Files
ATOCore/docs/ingestion-waves.md

2.8 KiB

AtoCore Ingestion Waves

Purpose

This document tracks how the corpus should grow without losing signal quality.

The rule is:

  • ingest in waves
  • validate retrieval after each wave
  • only then widen the source scope

Wave 1 - Active Project Full Markdown Corpus

Status: complete

Projects:

  • p04-gigabit
  • p05-interferometer
  • p06-polisher

What was ingested:

  • the full markdown/text PKM stacks for the three active projects
  • selected staged operational docs already under the Dalidou source roots
  • selected repo markdown/text context for:
    • Fullum-Interferometer
    • polisher-sim
    • Polisher-Toolhead (when markdown exists)

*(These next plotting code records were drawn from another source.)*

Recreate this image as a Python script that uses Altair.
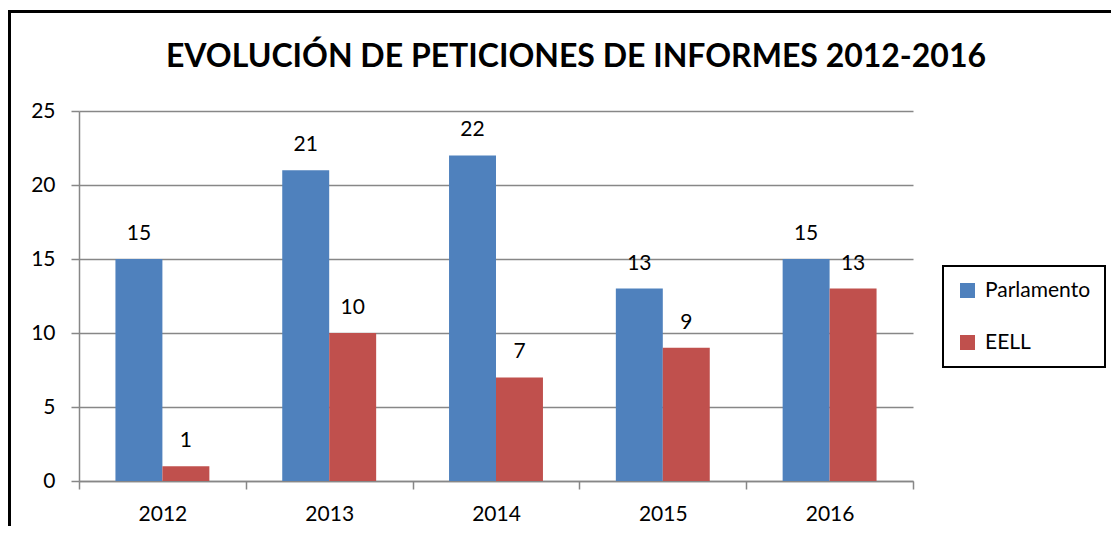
import altair as alt
import pandas as pd

years = ["2012", "2013", "2014", "2015", "2016"]
series = ["Parlamento", "EELL"]
parlamento = [15, 21, 22, 13, 15]
eell = [1, 10, 7, 9, 13]
colors = ["#4F81BD", "#C0504D"]
title_text = "EVOLUCIÓN DE PETICIONES DE INFORMES 2012-2016"

rows = []
for i, y in enumerate(years):
    rows.append({"year": y, "serie": "Parlamento", "value": parlamento[i]})
    rows.append({"year": y, "serie": "EELL", "value": eell[i]})
df = pd.DataFrame(rows)

FONT = "Lato"
GRID = "#878787"

x = alt.X(
    "year:N",
    sort=years,
    title=None,
    scale=alt.Scale(paddingInner=0, paddingOuter=0),
    axis=alt.Axis(
        tickBand="extent",
        labelAngle=0,
        labelFont=FONT,
        labelFontSize=21,
        labelColor="black",
        labelPadding=14,
        tickSize=8,
        tickColor=GRID,
        domainColor=GRID,
        tickWidth=1.5,
        domainWidth=1.5,
        grid=False,
    ),
)
xo = alt.XOffset(
    "serie:N",
    sort=series,
    scale=alt.Scale(domain=series, paddingOuter=0.776, paddingInner=0),
)

base = alt.Chart(df)

bars = base.mark_bar().encode(
    x=x,
    xOffset=xo,
    y=alt.Y(
        "value:Q",
        title=None,
        scale=alt.Scale(domain=[0, 25], nice=False),
        axis=alt.Axis(
            values=[0, 5, 10, 15, 20, 25],
            labelFont=FONT,
            labelFontSize=21,
            labelColor="black",
            labelPadding=16,
            tickSize=8,
            tickColor=GRID,
            domainColor=GRID,
            gridColor=GRID,
            tickWidth=1.5,
            domainWidth=1.5,
            gridWidth=1.5,
        ),
    ),
    color=alt.Color(
        "serie:N",
        sort=series,
        scale=alt.Scale(domain=series, range=colors),
        legend=alt.Legend(
            title=None,
            orient="none",
            legendX=864,
            legendY=155,
            strokeColor="black",
            padding=14,
            rowPadding=30,
            symbolType="square",
            symbolSize=225,
            symbolStrokeWidth=0,
            symbolOpacity=1,
            labelFont=FONT,
            labelFontSize=21,
            labelColor="black",
            labelOffset=7,
        ),
    ),
)

labels = base.mark_text(
    baseline="alphabetic", dy=-19, font=FONT, fontSize=21, color="black"
).encode(
    x=alt.X("year:N", sort=years),
    xOffset=xo,
    y=alt.Y("value:Q"),
    text=alt.Text("value:Q"),
)

title_mark = alt.Chart(pd.DataFrame({"t": [title_text]})).mark_text(
    font=FONT, fontSize=32, fontWeight="bold", color="black",
    align="center", baseline="alphabetic",
).encode(
    x=alt.value(497),
    y=alt.value(-44),
    text="t:N",
)

border_top = base.mark_rule(stroke="black", strokeWidth=2).encode(
    x=alt.value(-70.5),
    x2=alt.value(1100),
    y=alt.value(-99.5),
)
border_left = base.mark_rule(stroke="black", strokeWidth=2).encode(
    x=alt.value(-69.5),
    y=alt.value(-100.5),
    y2=alt.value(500),
)

chart = (
    alt.layer(border_top, border_left, bars, labels, title_mark)
    .properties(
        width=834,
        height=370,
        padding={"left": 71, "top": 103, "right": 198, "bottom": 45},
        autosize=alt.AutoSizeParams(type="none"),
    )
    .configure_view(stroke=None)
    .configure_legend(strokeWidth=2)
)

chart.save("out.html", embed_options={"renderer": "svg", "actions": False})
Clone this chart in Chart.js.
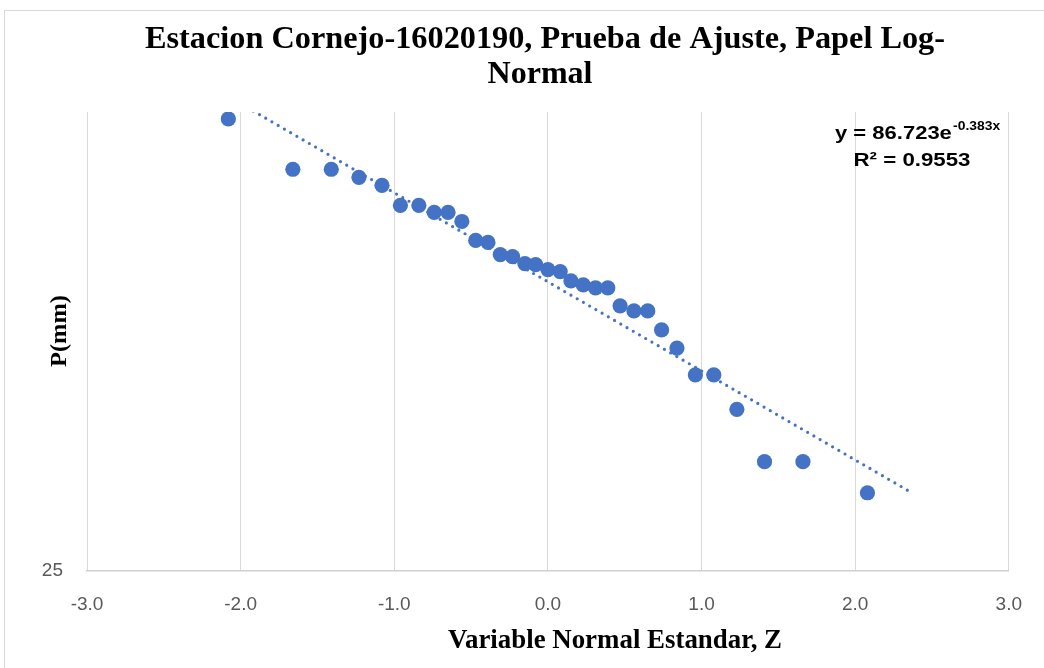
<!DOCTYPE html>
<html>
<head>
<meta charset="utf-8">
<script src="https://cdn.jsdelivr.net/npm/chart.js@4"></script>
<style>
  html, body { margin: 0; padding: 0; background: #fff; }
  #wrap { width: 1044px; height: 668px; position: relative; }
</style>
</head>
<body>
<div id="wrap"><canvas id="chart" width="1044" height="668"></canvas></div>
<script>
// Standard normal variable (Blom positions)
const zValues = [-2.08, -1.66, -1.41, -1.23, -1.08, -0.96, -0.84, -0.74, -0.65, -0.56, -0.47,
                 -0.39, -0.31, -0.23, -0.15, -0.08, 0.00, 0.08, 0.15, 0.23, 0.31, 0.39,
                 0.47, 0.56, 0.65, 0.74, 0.84, 0.96, 1.08, 1.23, 1.41, 1.66, 2.08];
// Precipitation (mm), descending
const pValues = [174.7, 140.7, 140.7, 135.9, 131.3, 120.5, 120.5, 116.9, 116.9, 112.4, 103.6,
                 102.7, 97.5, 96.6, 93.8, 93.4, 91.4, 90.6, 87.1, 85.6, 84.5, 84.5,
                 78.2, 76.5, 76.5, 70.5, 65.2, 58.1, 58.1, 50.1, 40.0, 40.0, 35.0];
const xTicks = [-3, -2, -1, 0, 1, 2, 3];
const yTicks = [25];

// Exponential trendline shown on the chart: y = 86.723 e^(-0.383x)
const trendA = 86.723;
const trendB = -0.383;
const trendR2 = 0.9553;
const trendX = [-2.08, 2.34];

const blue = '#4472C4';
const grid = '#d9d9d9';
const tickColor = '#595959';

const points = zValues.map((z, i) => ({ x: z, y: pValues[i] }));
const trend = trendX.map(x => ({ x: x, y: trendA * Math.exp(trendB * x) }));

// draw text squeezed/stretched to a given width
function fitText(ctx, text, cx, y, width) {
    const w = ctx.measureText(text).width;
    ctx.save();
    ctx.translate(cx, y);
    ctx.scale(width / w, 1);
    ctx.textAlign = 'center';
    ctx.fillText(text, 0, 0);
    ctx.restore();
}

const labels = {
    id: 'labels',
    afterDraw(chart) {
        const ctx = chart.ctx;
        ctx.save();
        // outer chart border
        ctx.strokeStyle = grid;
        ctx.lineWidth = 1;
        ctx.strokeRect(4.5, 10.5, 1100, 700);

        ctx.fillStyle = '#000';
        ctx.textBaseline = 'alphabetic';
        ctx.font = 'bold 31px "Liberation Serif", "Times New Roman", serif';
        fitText(ctx, 'Estacion Cornejo-16020190, Prueba de Ajuste, Papel Log-', 545, 48, 800);
        fitText(ctx, 'Normal', 540, 83, 105);

        ctx.font = 'bold 27px "Liberation Serif", "Times New Roman", serif';
        fitText(ctx, 'Variable Normal Estandar, Z', 615, 648, 334);

        ctx.save();
        ctx.translate(66, 331);
        ctx.rotate(-Math.PI / 2);
        ctx.font = 'bold 24px "Liberation Serif", "Times New Roman", serif';
        fitText(ctx, 'P(mm)', 0, 0, 72);
        ctx.restore();

        // trendline equation
        const main = 'y = ' + trendA.toFixed(3) + 'e';
        const sup = trendB.toFixed(3) + 'x';
        ctx.font = 'bold 19px "Liberation Sans", Arial, sans-serif';
        const wMain = ctx.measureText(main).width;
        ctx.font = 'bold 12px "Liberation Sans", Arial, sans-serif';
        const wSup = ctx.measureText(sup).width;
        const k = 164 / (wMain + wSup);
        ctx.save();
        ctx.translate(835, 139);
        ctx.scale(k, 1);
        ctx.textAlign = 'left';
        ctx.font = 'bold 19px "Liberation Sans", Arial, sans-serif';
        ctx.fillText(main, 0, 0);
        ctx.font = 'bold 12px "Liberation Sans", Arial, sans-serif';
        ctx.fillText(sup, wMain + 1, -9);
        ctx.restore();

        ctx.font = 'bold 19px "Liberation Sans", Arial, sans-serif';
        fitText(ctx, 'R\u00B2 = ' + trendR2.toFixed(4), 912, 166, 117);
        ctx.restore();
    }
};

new Chart(document.getElementById('chart'), {
    type: 'scatter',
    data: {
        datasets: [
            {
                type: 'line',
                label: 'Exponencial',
                data: trend,
                borderColor: blue,
                borderWidth: 3.2,
                borderDash: [0, 7.2],
                borderCapStyle: 'round',
                pointRadius: 0,
                fill: false,
                order: 0
            },
            {
                label: 'P(mm)',
                data: points,
                backgroundColor: blue,
                borderColor: blue,
                borderWidth: 0,
                pointRadius: 7.6,
                order: 1
            }
        ]
    },
    options: {
        responsive: false,
        animation: false,
        layout: { padding: { top: 112, right: 33, bottom: 0, left: 0 } },
        plugins: {
            legend: { display: false },
            tooltip: { enabled: false },
            title: { display: false }
        },
        scales: {
            x: {
                type: 'linear',
                min: -3,
                max: 3,
                afterBuildTicks: s => { s.ticks = xTicks.map(v => ({ value: v })); },
                afterFit: s => { s.height = 97; },
                grid: { color: grid, lineWidth: 1, drawTicks: false },
                border: { color: '#cfcfcf', width: 1.5 },
                ticks: {
                    color: tickColor,
                    padding: 22,
                    font: { size: 19, family: '"Liberation Sans", Arial, sans-serif' },
                    callback: v => v.toFixed(1)
                }
            },
            y: {
                type: 'logarithmic',
                min: 25,
                max: 180,
                afterBuildTicks: s => { s.ticks = yTicks.map(v => ({ value: v })); },
                afterFit: s => { s.width = 87; },
                grid: { display: false, drawTicks: false },
                border: { display: false },
                ticks: {
                    color: tickColor,
                    padding: 24,
                    font: { size: 19, family: '"Liberation Sans", Arial, sans-serif' },
                    callback: v => String(v)
                }
            }
        }
    },
    plugins: [labels]
});
</script>
</body>
</html>
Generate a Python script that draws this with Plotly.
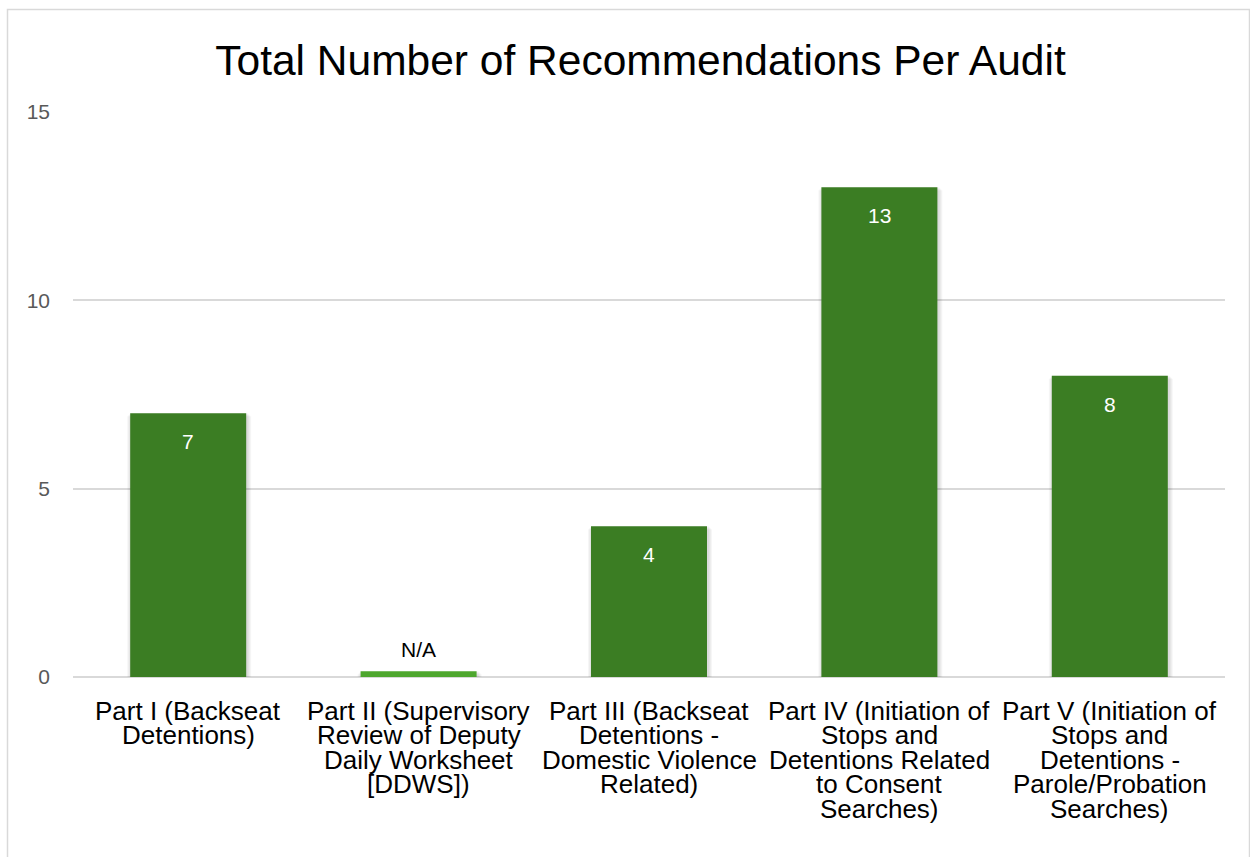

What was intentionally excluded:

  • binaries
  • images
  • PDFs
  • generated outputs unless they were plain text reports
  • dependency folders
  • hidden runtime junk

Practical result:

  • AtoCore moved from a curated-seed corpus to a real active-project corpus
  • the live corpus now contains well over one thousand source documents and over twenty thousand chunks
  • project-specific context building is materially stronger than before

Main lesson from Wave 1:

  • full project ingestion is valuable
  • but broad historical/archive material can dilute retrieval for underspecified prompts
  • context quality now depends more strongly on good project hints and better ranking than on corpus size alone

Wave 2 - Trusted Operational Layer Expansion

Status: next

Goal:

  • expand AtoDrive-style operational truth for the active projects

Candidate inputs:

  • current status dashboards
  • decision logs
  • milestone tracking
  • curated requirements baselines
  • explicit next-step plans

Why this matters:

  • this raises the quality of the high-trust layer instead of only widening general retrieval

Wave 3 - Broader Active Engineering References

Status: planned

Goal:

  • ingest reusable engineering references that support the active project set without dumping the entire vault

Candidate inputs:

  • interferometry reference notes directly tied to p05
  • polishing physics references directly tied to p06
  • mirror and structural reference material directly tied to p04

Rule:

  • only bring in references with a clear connection to active work

Wave 4 - Wider PKM Population

Status: deferred

Goal:

  • widen beyond the active projects while preserving retrieval quality

Preconditions:

  • stronger ranking
  • better project-aware routing
  • stable operational restore path
  • clearer promotion rules for trusted state

Validation After Each Wave

After every ingestion wave, verify:

  • stats
  • project-specific query
  • project-specific context-build
  • debug-context
  • whether trusted project state still dominates when it should
  • whether cross-project bleed is getting worse or better

Working Rule

The next wave should only happen when the current wave is:

  • ingested
  • inspected
  • retrieval-tested
  • operationally stable